**Set problem:** Omit all pictures, then retype the data exactly as given.

★ ★ ★ ★

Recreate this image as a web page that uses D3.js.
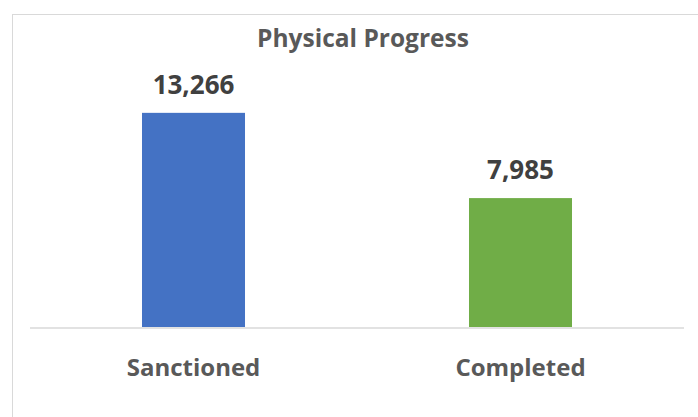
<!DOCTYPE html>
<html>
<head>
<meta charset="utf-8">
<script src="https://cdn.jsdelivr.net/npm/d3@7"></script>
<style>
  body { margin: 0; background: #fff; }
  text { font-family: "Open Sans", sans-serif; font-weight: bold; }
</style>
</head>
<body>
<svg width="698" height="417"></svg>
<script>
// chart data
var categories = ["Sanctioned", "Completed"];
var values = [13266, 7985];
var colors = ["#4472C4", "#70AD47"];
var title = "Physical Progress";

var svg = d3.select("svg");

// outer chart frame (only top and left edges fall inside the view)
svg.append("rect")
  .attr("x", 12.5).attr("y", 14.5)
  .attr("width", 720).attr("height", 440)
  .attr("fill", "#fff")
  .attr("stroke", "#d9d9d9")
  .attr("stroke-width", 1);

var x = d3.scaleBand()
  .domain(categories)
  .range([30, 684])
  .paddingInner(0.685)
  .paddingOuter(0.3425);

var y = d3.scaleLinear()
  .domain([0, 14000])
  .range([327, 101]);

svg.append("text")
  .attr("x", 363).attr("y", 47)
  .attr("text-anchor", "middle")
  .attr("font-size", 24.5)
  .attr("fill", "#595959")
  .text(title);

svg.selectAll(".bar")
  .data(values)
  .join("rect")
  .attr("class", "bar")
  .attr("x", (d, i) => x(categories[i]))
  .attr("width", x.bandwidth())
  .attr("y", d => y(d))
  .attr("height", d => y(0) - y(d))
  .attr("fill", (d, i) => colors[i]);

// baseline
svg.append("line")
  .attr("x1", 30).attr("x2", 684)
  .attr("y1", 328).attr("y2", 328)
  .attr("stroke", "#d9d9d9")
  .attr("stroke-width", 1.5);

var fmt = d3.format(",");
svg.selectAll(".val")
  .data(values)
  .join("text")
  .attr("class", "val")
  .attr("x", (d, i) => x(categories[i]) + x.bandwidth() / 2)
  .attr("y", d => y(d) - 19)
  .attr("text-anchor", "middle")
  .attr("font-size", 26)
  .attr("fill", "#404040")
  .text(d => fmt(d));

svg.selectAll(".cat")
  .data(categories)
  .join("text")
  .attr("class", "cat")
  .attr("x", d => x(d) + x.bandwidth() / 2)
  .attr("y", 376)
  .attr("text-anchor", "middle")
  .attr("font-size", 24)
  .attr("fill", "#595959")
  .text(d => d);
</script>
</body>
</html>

★ ★ ★ ★

**Task output:**
Recreate this image as a web page that uses D3.js.
<!DOCTYPE html>
<html>
<head>
<meta charset="utf-8">
<script src="https://cdn.jsdelivr.net/npm/d3@7"></script>
<style>
  body { margin: 0; background: #fff; }
  text { font-family: "Open Sans", sans-serif; font-weight: bold; }
</style>
</head>
<body>
<svg width="698" height="417"></svg>
<script>
// chart data
var categories = ["Sanctioned", "Completed"];
var values = [13266, 7985];
var colors = ["#4472C4", "#70AD47"];
var title = "Physical Progress";

var svg = d3.select("svg");

// outer chart frame (only top and left edges fall inside the view)
svg.append("rect")
  .attr("x", 12.5).attr("y", 14.5)
  .attr("width", 720).attr("height", 440)
  .attr("fill", "#fff")
  .attr("stroke", "#d9d9d9")
  .attr("stroke-width", 1);

var x = d3.scaleBand()
  .domain(categories)
  .range([30, 684])
  .paddingInner(0.685)
  .paddingOuter(0.3425);

var y = d3.scaleLinear()
  .domain([0, 14000])
  .range([327, 101]);

svg.append("text")
  .attr("x", 363).attr("y", 47)
  .attr("text-anchor", "middle")
  .attr("font-size", 24.5)
  .attr("fill", "#595959")
  .text(title);

svg.selectAll(".bar")
  .data(values)
  .join("rect")
  .attr("class", "bar")
  .attr("x", (d, i) => x(categories[i]))
  .attr("width", x.bandwidth())
  .attr("y", d => y(d))
  .attr("height", d => y(0) - y(d))
  .attr("fill", (d, i) => colors[i]);

// baseline
svg.append("line")
  .attr("x1", 30).attr("x2", 684)
  .attr("y1", 328).attr("y2", 328)
  .attr("stroke", "#d9d9d9")
  .attr("stroke-width", 1.5);

var fmt = d3.format(",");
svg.selectAll(".val")
  .data(values)
  .join("text")
  .attr("class", "val")
  .attr("x", (d, i) => x(categories[i]) + x.bandwidth() / 2)
  .attr("y", d => y(d) - 19)
  .attr("text-anchor", "middle")
  .attr("font-size", 26)
  .attr("fill", "#404040")
  .text(d => fmt(d));

svg.selectAll(".cat")
  .data(categories)
  .join("text")
  .attr("class", "cat")
  .attr("x", d => x(d) + x.bandwidth() / 2)
  .attr("y", 376)
  .attr("text-anchor", "middle")
  .attr("font-size", 24)
  .attr("fill", "#595959")
  .text(d => d);
</script>
</body>
</html>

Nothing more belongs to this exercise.